Rows from a dataset:

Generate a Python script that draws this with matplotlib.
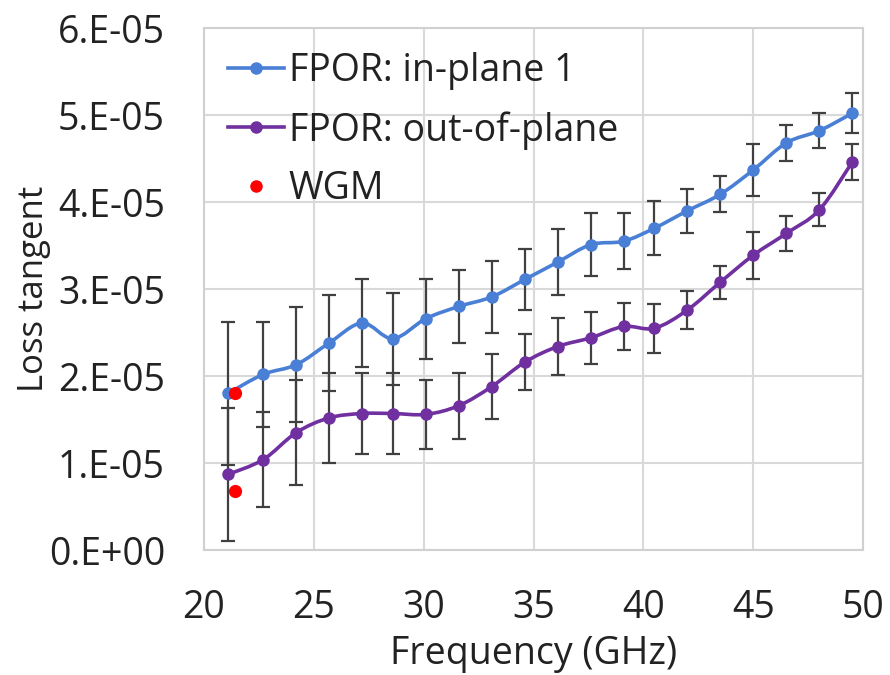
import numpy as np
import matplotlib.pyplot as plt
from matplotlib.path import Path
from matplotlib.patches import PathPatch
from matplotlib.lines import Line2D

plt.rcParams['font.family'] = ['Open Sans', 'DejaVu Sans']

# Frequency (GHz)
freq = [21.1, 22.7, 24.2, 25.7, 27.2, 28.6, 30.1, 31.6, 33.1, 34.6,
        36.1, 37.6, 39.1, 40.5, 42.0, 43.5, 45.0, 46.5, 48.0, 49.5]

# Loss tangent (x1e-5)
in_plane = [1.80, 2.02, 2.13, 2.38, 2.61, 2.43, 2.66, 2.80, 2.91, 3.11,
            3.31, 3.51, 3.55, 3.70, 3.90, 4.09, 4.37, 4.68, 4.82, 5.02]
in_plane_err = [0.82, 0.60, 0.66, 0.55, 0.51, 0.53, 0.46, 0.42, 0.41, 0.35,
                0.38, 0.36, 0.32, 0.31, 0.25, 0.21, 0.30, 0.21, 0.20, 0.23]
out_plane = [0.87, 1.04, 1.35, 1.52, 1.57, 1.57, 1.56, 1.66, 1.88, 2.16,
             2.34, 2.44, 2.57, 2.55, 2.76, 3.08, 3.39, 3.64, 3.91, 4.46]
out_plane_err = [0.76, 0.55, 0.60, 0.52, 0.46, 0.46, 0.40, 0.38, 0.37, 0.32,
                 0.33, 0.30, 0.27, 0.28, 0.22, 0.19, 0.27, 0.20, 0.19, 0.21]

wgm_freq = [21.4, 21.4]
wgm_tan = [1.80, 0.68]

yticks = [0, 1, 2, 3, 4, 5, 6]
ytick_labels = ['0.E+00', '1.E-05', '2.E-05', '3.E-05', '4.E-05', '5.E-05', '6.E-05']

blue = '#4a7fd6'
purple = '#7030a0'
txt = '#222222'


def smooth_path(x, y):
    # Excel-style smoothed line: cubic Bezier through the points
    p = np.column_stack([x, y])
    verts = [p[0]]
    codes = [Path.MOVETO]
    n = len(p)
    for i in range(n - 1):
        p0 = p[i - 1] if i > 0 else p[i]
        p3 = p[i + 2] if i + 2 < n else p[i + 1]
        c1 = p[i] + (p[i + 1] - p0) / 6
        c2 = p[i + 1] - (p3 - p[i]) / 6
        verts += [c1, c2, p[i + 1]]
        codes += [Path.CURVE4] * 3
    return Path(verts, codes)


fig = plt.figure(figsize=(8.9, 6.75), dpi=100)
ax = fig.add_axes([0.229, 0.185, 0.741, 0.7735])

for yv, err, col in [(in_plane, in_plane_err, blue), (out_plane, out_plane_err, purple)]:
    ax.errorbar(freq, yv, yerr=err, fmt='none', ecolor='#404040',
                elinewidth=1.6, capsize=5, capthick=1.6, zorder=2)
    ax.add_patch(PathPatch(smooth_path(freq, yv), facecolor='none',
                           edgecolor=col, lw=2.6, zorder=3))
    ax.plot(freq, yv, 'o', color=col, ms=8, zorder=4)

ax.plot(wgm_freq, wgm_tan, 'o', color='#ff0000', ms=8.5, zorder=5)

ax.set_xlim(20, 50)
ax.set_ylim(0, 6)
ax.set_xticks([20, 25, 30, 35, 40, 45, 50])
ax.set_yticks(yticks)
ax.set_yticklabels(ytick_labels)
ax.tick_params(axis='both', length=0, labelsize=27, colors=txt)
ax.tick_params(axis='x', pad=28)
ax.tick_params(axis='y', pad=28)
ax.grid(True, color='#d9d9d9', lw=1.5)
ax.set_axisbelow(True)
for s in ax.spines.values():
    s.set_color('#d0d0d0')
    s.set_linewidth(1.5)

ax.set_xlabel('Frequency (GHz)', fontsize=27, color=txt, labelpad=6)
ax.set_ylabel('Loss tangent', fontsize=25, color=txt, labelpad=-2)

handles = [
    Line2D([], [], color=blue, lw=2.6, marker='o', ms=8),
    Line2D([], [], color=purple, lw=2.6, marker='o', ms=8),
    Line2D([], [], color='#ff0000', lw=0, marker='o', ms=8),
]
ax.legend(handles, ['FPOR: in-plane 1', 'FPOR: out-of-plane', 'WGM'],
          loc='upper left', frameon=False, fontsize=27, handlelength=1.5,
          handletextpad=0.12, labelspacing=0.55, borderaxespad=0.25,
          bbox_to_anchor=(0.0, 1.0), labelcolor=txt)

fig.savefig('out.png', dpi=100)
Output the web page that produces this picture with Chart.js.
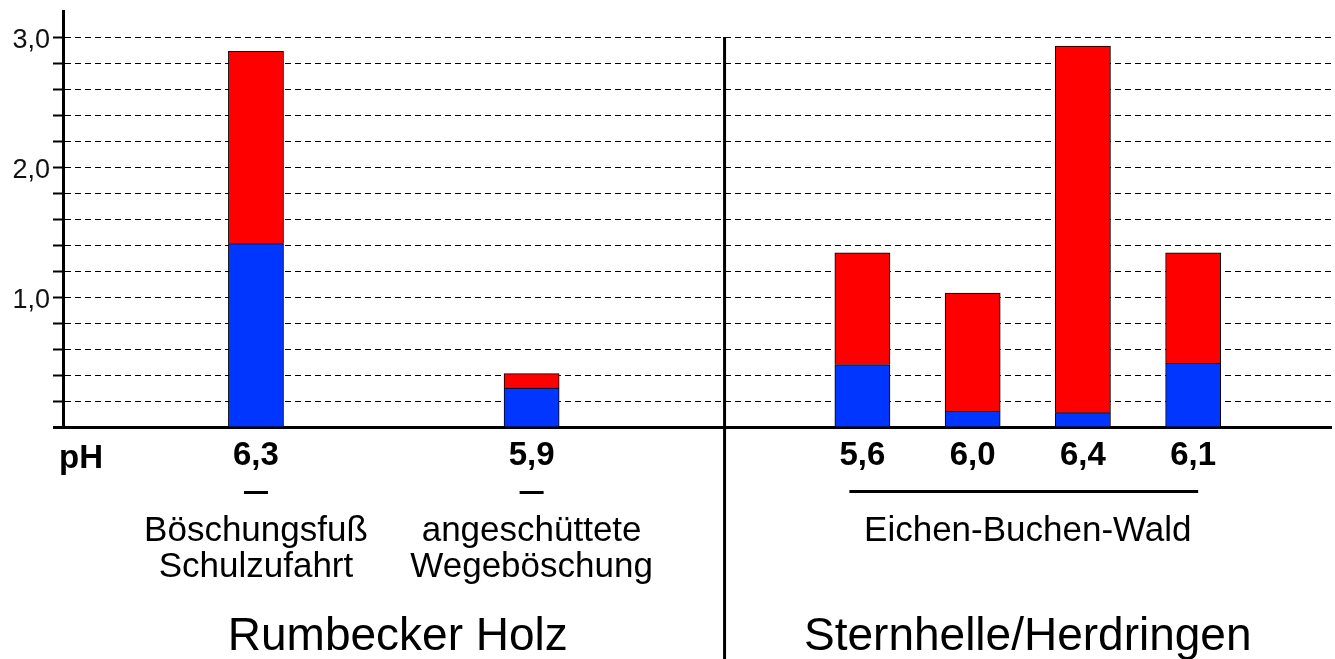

### The task
All of the data above should be quoted exactly, except for the pictures.

### Exercise result
Generate a Python script that draws this with matplotlib.
import numpy as np
import matplotlib.pyplot as plt
from matplotlib.path import Path
from matplotlib.patches import PathPatch
from matplotlib.lines import Line2D

plt.rcParams['font.family'] = ['Open Sans', 'DejaVu Sans']

# Frequency (GHz)
freq = [21.1, 22.7, 24.2, 25.7, 27.2, 28.6, 30.1, 31.6, 33.1, 34.6,
        36.1, 37.6, 39.1, 40.5, 42.0, 43.5, 45.0, 46.5, 48.0, 49.5]

# Loss tangent (x1e-5)
in_plane = [1.80, 2.02, 2.13, 2.38, 2.61, 2.43, 2.66, 2.80, 2.91, 3.11,
            3.31, 3.51, 3.55, 3.70, 3.90, 4.09, 4.37, 4.68, 4.82, 5.02]
in_plane_err = [0.82, 0.60, 0.66, 0.55, 0.51, 0.53, 0.46, 0.42, 0.41, 0.35,
                0.38, 0.36, 0.32, 0.31, 0.25, 0.21, 0.30, 0.21, 0.20, 0.23]
out_plane = [0.87, 1.04, 1.35, 1.52, 1.57, 1.57, 1.56, 1.66, 1.88, 2.16,
             2.34, 2.44, 2.57, 2.55, 2.76, 3.08, 3.39, 3.64, 3.91, 4.46]
out_plane_err = [0.76, 0.55, 0.60, 0.52, 0.46, 0.46, 0.40, 0.38, 0.37, 0.32,
                 0.33, 0.30, 0.27, 0.28, 0.22, 0.19, 0.27, 0.20, 0.19, 0.21]

wgm_freq = [21.4, 21.4]
wgm_tan = [1.80, 0.68]

yticks = [0, 1, 2, 3, 4, 5, 6]
ytick_labels = ['0.E+00', '1.E-05', '2.E-05', '3.E-05', '4.E-05', '5.E-05', '6.E-05']

blue = '#4a7fd6'
purple = '#7030a0'
txt = '#222222'


def smooth_path(x, y):
    # Excel-style smoothed line: cubic Bezier through the points
    p = np.column_stack([x, y])
    verts = [p[0]]
    codes = [Path.MOVETO]
    n = len(p)
    for i in range(n - 1):
        p0 = p[i - 1] if i > 0 else p[i]
        p3 = p[i + 2] if i + 2 < n else p[i + 1]
        c1 = p[i] + (p[i + 1] - p0) / 6
        c2 = p[i + 1] - (p3 - p[i]) / 6
        verts += [c1, c2, p[i + 1]]
        codes += [Path.CURVE4] * 3
    return Path(verts, codes)


fig = plt.figure(figsize=(8.9, 6.75), dpi=100)
ax = fig.add_axes([0.229, 0.185, 0.741, 0.7735])

for yv, err, col in [(in_plane, in_plane_err, blue), (out_plane, out_plane_err, purple)]:
    ax.errorbar(freq, yv, yerr=err, fmt='none', ecolor='#404040',
                elinewidth=1.6, capsize=5, capthick=1.6, zorder=2)
    ax.add_patch(PathPatch(smooth_path(freq, yv), facecolor='none',
                           edgecolor=col, lw=2.6, zorder=3))
    ax.plot(freq, yv, 'o', color=col, ms=8, zorder=4)

ax.plot(wgm_freq, wgm_tan, 'o', color='#ff0000', ms=8.5, zorder=5)

ax.set_xlim(20, 50)
ax.set_ylim(0, 6)
ax.set_xticks([20, 25, 30, 35, 40, 45, 50])
ax.set_yticks(yticks)
ax.set_yticklabels(ytick_labels)
ax.tick_params(axis='both', length=0, labelsize=27, colors=txt)
ax.tick_params(axis='x', pad=28)
ax.tick_params(axis='y', pad=28)
ax.grid(True, color='#d9d9d9', lw=1.5)
ax.set_axisbelow(True)
for s in ax.spines.values():
    s.set_color('#d0d0d0')
    s.set_linewidth(1.5)

ax.set_xlabel('Frequency (GHz)', fontsize=27, color=txt, labelpad=6)
ax.set_ylabel('Loss tangent', fontsize=25, color=txt, labelpad=-2)

handles = [
    Line2D([], [], color=blue, lw=2.6, marker='o', ms=8),
    Line2D([], [], color=purple, lw=2.6, marker='o', ms=8),
    Line2D([], [], color='#ff0000', lw=0, marker='o', ms=8),
]
ax.legend(handles, ['FPOR: in-plane 1', 'FPOR: out-of-plane', 'WGM'],
          loc='upper left', frameon=False, fontsize=27, handlelength=1.5,
          handletextpad=0.12, labelspacing=0.55, borderaxespad=0.25,
          bbox_to_anchor=(0.0, 1.0), labelcolor=txt)

fig.savefig('out.png', dpi=100)
Output the web page that produces this picture with Chart.js.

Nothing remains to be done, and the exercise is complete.